# Raw records
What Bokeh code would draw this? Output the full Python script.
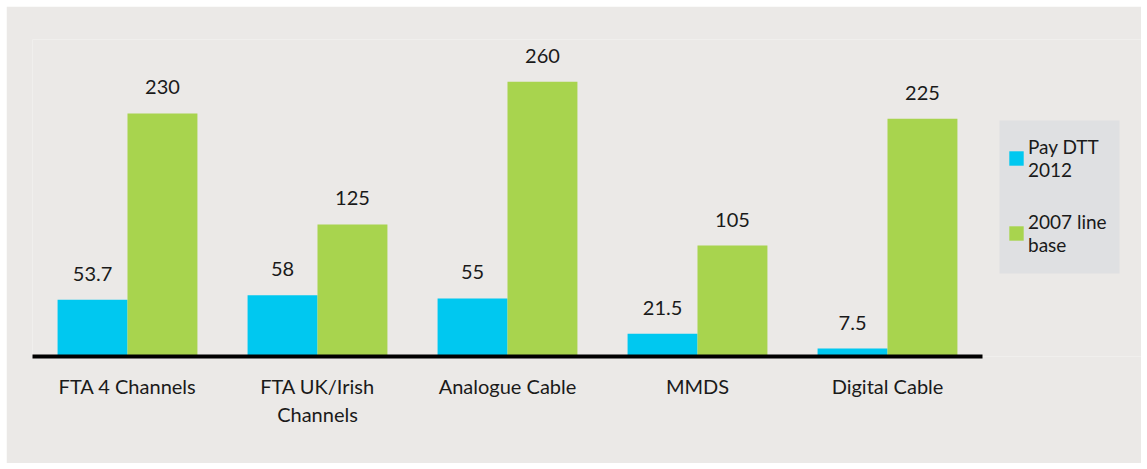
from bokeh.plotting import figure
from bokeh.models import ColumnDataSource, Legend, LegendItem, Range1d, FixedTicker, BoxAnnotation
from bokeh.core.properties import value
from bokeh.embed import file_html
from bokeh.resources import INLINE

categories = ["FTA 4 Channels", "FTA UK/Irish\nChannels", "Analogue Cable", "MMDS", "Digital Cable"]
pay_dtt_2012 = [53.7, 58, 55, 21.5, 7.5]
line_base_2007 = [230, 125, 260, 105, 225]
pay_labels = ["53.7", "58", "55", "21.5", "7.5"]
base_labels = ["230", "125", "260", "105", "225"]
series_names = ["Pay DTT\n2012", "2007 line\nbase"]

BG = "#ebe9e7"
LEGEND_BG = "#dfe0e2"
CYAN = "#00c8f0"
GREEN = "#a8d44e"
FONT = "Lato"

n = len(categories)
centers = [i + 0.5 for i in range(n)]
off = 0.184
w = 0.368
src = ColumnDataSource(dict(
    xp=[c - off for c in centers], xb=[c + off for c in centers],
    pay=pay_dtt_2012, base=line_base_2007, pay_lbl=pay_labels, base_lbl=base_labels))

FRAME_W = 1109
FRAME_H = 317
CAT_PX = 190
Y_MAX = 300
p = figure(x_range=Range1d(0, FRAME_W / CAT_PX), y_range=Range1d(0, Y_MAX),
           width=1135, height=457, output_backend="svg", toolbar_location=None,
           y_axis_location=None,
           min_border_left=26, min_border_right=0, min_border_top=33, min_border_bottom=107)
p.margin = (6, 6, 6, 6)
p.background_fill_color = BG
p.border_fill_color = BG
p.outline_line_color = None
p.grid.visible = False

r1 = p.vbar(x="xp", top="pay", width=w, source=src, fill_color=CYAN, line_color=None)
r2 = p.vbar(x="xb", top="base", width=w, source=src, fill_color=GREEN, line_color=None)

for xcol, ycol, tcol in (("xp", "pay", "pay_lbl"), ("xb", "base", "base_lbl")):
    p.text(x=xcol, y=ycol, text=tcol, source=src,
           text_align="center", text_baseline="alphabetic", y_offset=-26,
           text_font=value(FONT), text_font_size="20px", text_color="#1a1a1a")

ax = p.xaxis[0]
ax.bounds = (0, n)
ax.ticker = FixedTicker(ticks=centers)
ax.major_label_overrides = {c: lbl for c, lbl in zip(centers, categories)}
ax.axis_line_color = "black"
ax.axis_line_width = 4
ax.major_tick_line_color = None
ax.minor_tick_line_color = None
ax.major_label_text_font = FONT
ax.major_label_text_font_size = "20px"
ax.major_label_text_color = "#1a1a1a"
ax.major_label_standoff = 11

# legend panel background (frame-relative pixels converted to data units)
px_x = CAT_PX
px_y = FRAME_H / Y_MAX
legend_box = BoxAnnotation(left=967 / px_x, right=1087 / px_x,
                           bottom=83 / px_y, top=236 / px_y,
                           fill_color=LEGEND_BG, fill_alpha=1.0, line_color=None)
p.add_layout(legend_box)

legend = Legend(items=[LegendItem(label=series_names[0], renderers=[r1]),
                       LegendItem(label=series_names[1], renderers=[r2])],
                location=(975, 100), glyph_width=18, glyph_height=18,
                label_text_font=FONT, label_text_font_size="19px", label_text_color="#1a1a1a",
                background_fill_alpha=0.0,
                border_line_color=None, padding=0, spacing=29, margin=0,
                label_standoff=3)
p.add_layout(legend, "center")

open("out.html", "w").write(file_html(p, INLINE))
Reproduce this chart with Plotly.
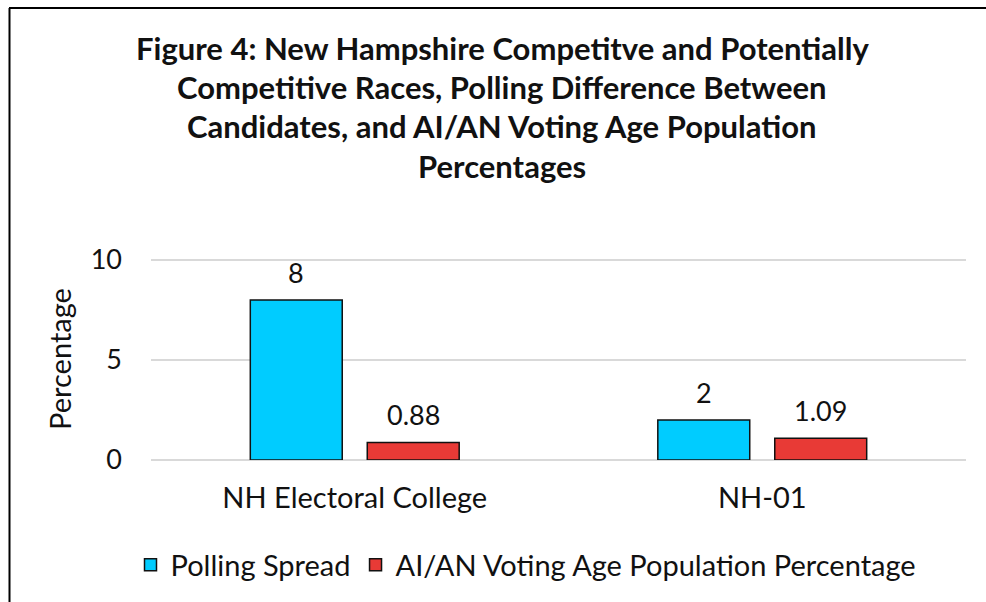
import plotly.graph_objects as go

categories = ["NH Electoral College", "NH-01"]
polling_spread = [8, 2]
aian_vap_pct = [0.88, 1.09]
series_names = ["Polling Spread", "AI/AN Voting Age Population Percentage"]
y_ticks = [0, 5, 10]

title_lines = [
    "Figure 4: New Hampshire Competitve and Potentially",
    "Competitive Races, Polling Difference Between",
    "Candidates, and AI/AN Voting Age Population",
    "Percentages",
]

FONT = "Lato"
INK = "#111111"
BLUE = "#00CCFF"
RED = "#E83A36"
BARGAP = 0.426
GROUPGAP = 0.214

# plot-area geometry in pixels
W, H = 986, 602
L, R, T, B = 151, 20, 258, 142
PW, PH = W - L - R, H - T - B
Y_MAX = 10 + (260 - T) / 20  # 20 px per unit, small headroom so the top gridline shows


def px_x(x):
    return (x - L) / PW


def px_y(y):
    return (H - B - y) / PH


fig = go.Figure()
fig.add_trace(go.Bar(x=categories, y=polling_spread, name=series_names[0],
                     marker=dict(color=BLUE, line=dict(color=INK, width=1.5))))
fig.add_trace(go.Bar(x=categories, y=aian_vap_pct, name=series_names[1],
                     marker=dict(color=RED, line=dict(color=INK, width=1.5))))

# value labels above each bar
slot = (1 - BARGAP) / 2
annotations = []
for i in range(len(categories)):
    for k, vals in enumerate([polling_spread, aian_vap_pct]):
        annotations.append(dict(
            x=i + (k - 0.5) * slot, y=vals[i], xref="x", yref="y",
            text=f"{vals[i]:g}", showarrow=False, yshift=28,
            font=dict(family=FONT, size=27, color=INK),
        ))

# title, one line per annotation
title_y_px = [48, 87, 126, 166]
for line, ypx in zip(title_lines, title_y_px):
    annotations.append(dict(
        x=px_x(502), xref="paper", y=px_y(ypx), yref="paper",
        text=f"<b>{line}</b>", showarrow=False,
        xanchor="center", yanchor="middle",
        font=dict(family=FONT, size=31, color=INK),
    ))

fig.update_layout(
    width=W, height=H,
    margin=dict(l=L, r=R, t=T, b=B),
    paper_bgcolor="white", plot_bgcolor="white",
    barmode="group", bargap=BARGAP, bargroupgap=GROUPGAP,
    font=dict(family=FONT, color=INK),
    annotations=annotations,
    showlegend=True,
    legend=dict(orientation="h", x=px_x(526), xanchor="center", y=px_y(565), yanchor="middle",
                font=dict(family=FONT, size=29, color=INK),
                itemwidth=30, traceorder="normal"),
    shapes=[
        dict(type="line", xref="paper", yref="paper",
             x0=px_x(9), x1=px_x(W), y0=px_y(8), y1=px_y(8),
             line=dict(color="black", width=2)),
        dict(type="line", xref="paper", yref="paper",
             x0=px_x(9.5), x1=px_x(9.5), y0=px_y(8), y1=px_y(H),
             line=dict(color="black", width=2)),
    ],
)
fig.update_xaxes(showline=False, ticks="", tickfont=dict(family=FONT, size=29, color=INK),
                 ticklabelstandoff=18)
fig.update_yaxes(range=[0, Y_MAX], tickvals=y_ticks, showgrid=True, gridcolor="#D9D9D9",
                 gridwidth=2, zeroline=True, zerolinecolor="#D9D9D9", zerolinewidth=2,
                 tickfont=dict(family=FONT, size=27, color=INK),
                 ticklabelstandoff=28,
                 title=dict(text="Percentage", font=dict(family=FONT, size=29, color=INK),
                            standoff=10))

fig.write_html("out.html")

# Exercise prompt
Reproduce nothing but the lines from the one with "Reproduce this chart with Plotly." to the one with "return (H - B - y) / PH", both lines included, and keep every picture out of the copy.

# Task response
Reproduce this chart with Plotly.
import plotly.graph_objects as go

categories = ["NH Electoral College", "NH-01"]
polling_spread = [8, 2]
aian_vap_pct = [0.88, 1.09]
series_names = ["Polling Spread", "AI/AN Voting Age Population Percentage"]
y_ticks = [0, 5, 10]

title_lines = [
    "Figure 4: New Hampshire Competitve and Potentially",
    "Competitive Races, Polling Difference Between",
    "Candidates, and AI/AN Voting Age Population",
    "Percentages",
]

FONT = "Lato"
INK = "#111111"
BLUE = "#00CCFF"
RED = "#E83A36"
BARGAP = 0.426
GROUPGAP = 0.214

# plot-area geometry in pixels
W, H = 986, 602
L, R, T, B = 151, 20, 258, 142
PW, PH = W - L - R, H - T - B
Y_MAX = 10 + (260 - T) / 20  # 20 px per unit, small headroom so the top gridline shows


def px_x(x):
    return (x - L) / PW


def px_y(y):
    return (H - B - y) / PH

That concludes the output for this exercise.